───── Source material

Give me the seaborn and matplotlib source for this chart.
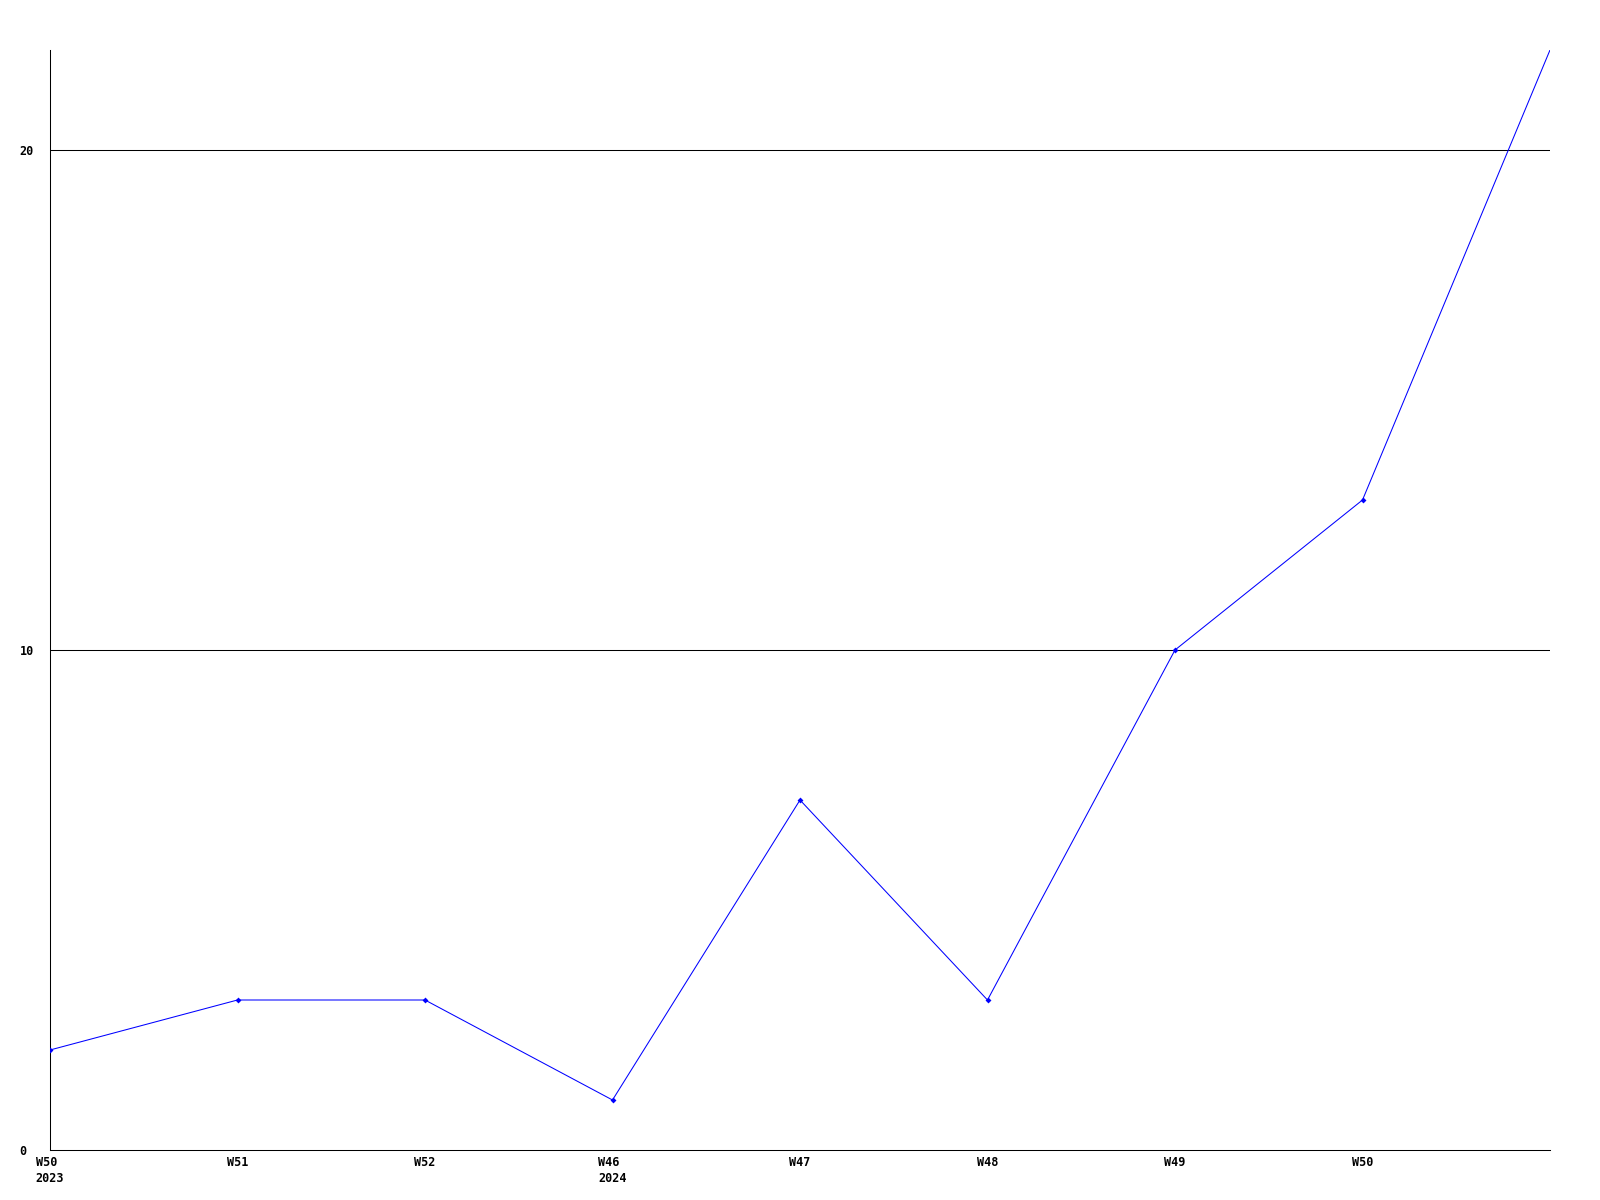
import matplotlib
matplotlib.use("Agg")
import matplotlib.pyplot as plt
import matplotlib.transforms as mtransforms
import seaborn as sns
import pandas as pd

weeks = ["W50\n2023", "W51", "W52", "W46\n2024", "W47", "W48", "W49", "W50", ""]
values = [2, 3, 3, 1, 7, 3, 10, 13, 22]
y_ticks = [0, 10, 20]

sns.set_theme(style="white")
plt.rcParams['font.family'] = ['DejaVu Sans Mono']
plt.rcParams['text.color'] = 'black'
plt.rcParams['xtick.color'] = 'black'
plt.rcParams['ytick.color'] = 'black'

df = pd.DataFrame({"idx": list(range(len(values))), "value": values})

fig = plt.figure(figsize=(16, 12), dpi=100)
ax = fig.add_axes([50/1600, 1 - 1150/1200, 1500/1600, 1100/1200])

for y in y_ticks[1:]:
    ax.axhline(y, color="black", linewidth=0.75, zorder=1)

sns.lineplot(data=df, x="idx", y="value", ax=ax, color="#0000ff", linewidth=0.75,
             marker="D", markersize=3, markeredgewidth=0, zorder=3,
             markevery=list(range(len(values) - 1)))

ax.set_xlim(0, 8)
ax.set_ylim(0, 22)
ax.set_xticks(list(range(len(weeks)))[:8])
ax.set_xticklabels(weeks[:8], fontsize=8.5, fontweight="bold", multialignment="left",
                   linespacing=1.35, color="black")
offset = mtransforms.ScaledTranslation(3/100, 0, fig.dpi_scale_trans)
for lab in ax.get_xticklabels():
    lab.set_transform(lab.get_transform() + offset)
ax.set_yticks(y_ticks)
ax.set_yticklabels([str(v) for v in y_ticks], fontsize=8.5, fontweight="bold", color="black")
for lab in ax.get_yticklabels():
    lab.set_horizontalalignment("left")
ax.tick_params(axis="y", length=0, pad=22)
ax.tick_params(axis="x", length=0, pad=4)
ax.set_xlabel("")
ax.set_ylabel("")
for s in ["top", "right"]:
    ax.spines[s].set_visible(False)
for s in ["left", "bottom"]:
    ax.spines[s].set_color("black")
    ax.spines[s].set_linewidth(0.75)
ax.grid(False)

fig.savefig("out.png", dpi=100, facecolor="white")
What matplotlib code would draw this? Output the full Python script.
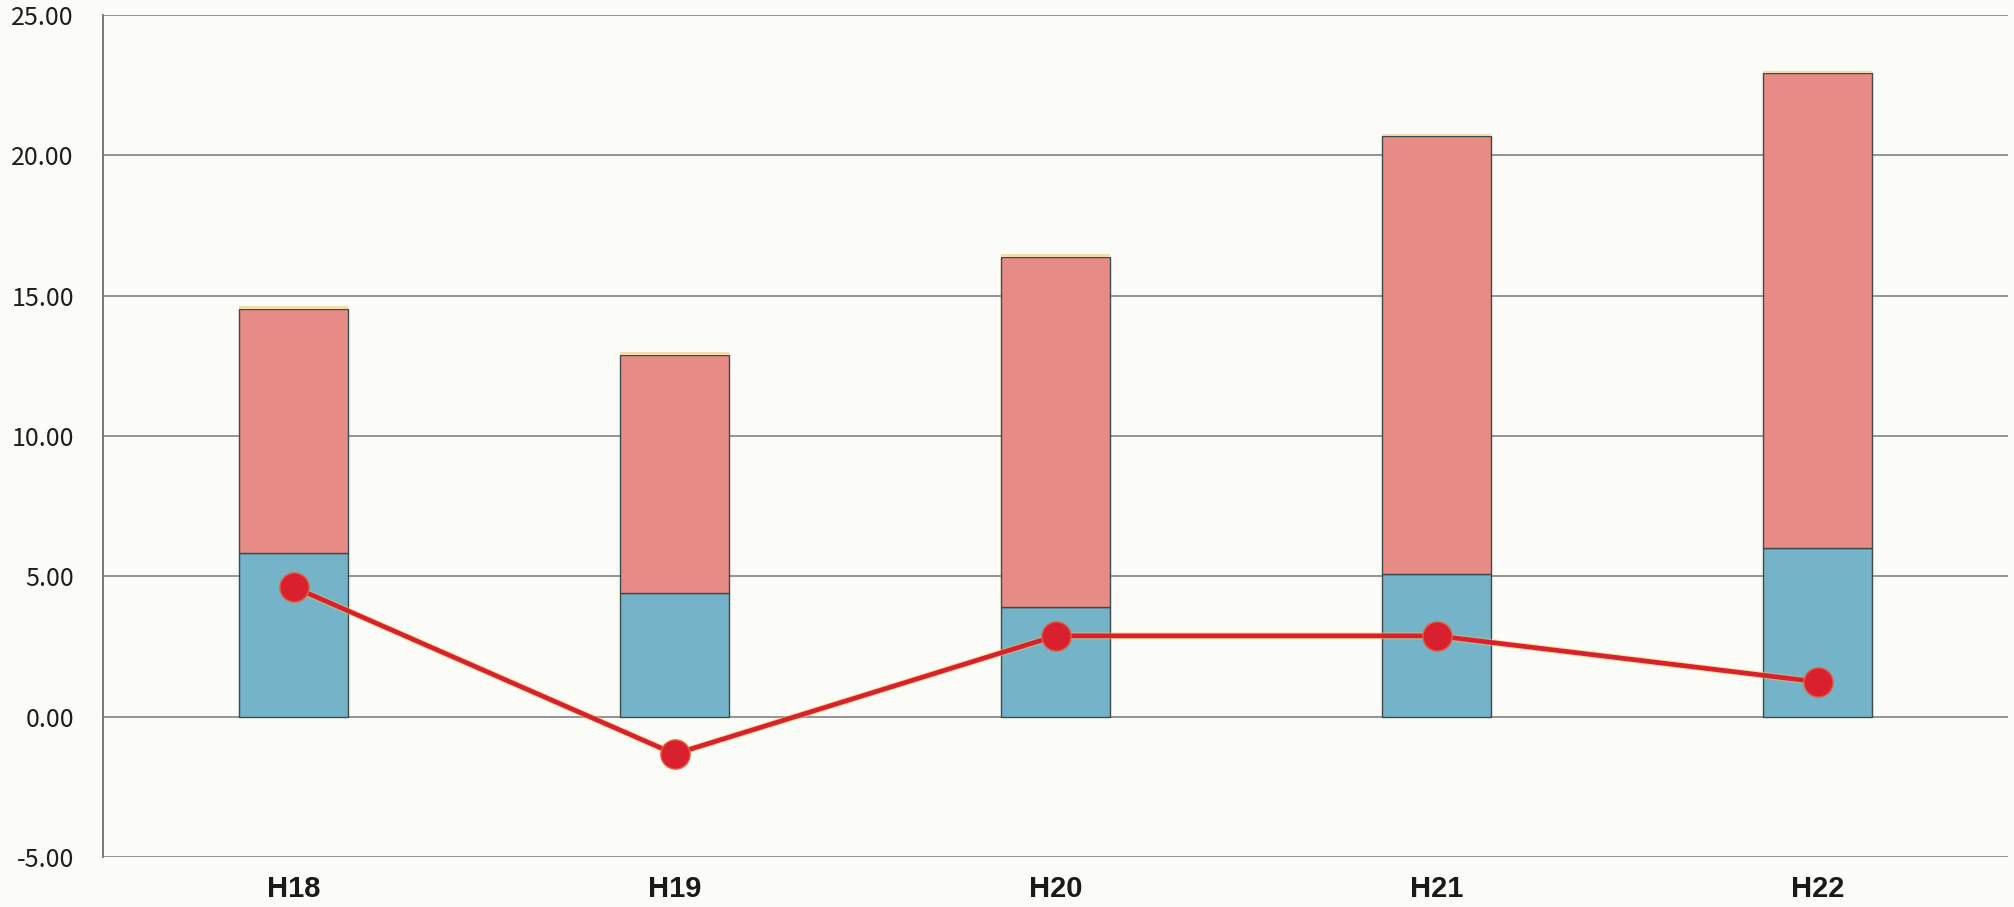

──────────

* [Task objective]: Which lines contain "this"? Show each of them.

* [Output below]:
Give me the seaborn and matplotlib source for this chart.
What matplotlib code would draw this? Output the full Python script.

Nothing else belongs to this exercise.